**The task:** Only the lines from the start of the data below through the line that contains "tall_p = [0.019] * len(tall_x)" are to be copied, exactly and without pictures.

**Data excerpt:**
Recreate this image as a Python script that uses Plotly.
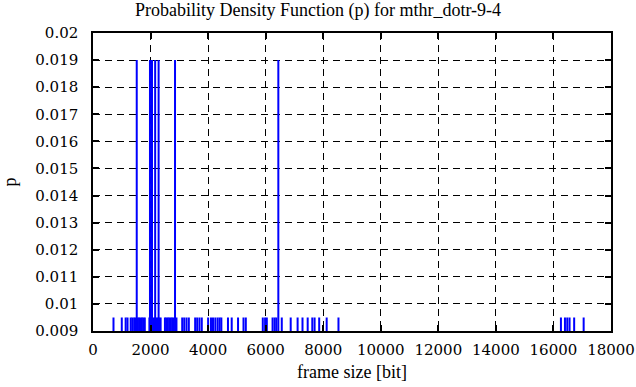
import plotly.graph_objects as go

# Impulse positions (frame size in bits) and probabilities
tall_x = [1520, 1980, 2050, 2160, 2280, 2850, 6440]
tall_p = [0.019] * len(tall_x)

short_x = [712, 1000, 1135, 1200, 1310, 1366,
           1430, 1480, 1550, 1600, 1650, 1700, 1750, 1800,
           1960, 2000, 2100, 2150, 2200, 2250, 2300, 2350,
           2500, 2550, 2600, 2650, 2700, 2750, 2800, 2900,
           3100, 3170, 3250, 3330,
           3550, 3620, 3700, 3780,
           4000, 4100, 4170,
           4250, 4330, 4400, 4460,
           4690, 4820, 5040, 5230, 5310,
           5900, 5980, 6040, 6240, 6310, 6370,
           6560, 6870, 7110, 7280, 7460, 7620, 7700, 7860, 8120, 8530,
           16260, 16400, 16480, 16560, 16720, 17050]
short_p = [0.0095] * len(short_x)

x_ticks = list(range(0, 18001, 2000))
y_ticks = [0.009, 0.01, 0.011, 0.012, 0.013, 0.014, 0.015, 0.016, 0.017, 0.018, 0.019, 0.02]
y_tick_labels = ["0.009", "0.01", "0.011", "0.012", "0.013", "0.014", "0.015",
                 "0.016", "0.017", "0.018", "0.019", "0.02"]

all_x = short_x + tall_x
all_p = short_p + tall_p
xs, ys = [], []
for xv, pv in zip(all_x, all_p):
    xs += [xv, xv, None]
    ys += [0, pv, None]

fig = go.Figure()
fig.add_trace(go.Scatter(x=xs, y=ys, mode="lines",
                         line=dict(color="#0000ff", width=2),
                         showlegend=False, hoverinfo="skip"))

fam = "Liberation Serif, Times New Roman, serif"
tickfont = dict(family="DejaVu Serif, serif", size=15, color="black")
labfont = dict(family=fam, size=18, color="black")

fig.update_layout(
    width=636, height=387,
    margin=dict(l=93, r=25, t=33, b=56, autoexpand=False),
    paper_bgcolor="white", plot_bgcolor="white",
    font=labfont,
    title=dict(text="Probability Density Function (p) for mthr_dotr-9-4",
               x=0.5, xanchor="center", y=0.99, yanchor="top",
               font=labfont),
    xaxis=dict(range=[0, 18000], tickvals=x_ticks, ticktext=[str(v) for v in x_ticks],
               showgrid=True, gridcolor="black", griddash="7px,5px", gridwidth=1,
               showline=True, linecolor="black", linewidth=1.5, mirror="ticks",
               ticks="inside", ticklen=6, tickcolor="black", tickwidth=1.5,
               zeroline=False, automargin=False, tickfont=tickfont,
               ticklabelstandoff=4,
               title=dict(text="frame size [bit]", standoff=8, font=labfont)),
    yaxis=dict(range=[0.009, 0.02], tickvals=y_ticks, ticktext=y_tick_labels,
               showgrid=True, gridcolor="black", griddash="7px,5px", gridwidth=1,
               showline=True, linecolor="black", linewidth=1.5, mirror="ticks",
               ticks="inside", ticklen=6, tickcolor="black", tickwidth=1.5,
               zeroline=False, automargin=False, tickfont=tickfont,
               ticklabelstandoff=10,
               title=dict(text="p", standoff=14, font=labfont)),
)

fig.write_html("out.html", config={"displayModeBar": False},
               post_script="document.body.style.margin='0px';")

**Final result:**
Recreate this image as a Python script that uses Plotly.
import plotly.graph_objects as go

# Impulse positions (frame size in bits) and probabilities
tall_x = [1520, 1980, 2050, 2160, 2280, 2850, 6440]
tall_p = [0.019] * len(tall_x)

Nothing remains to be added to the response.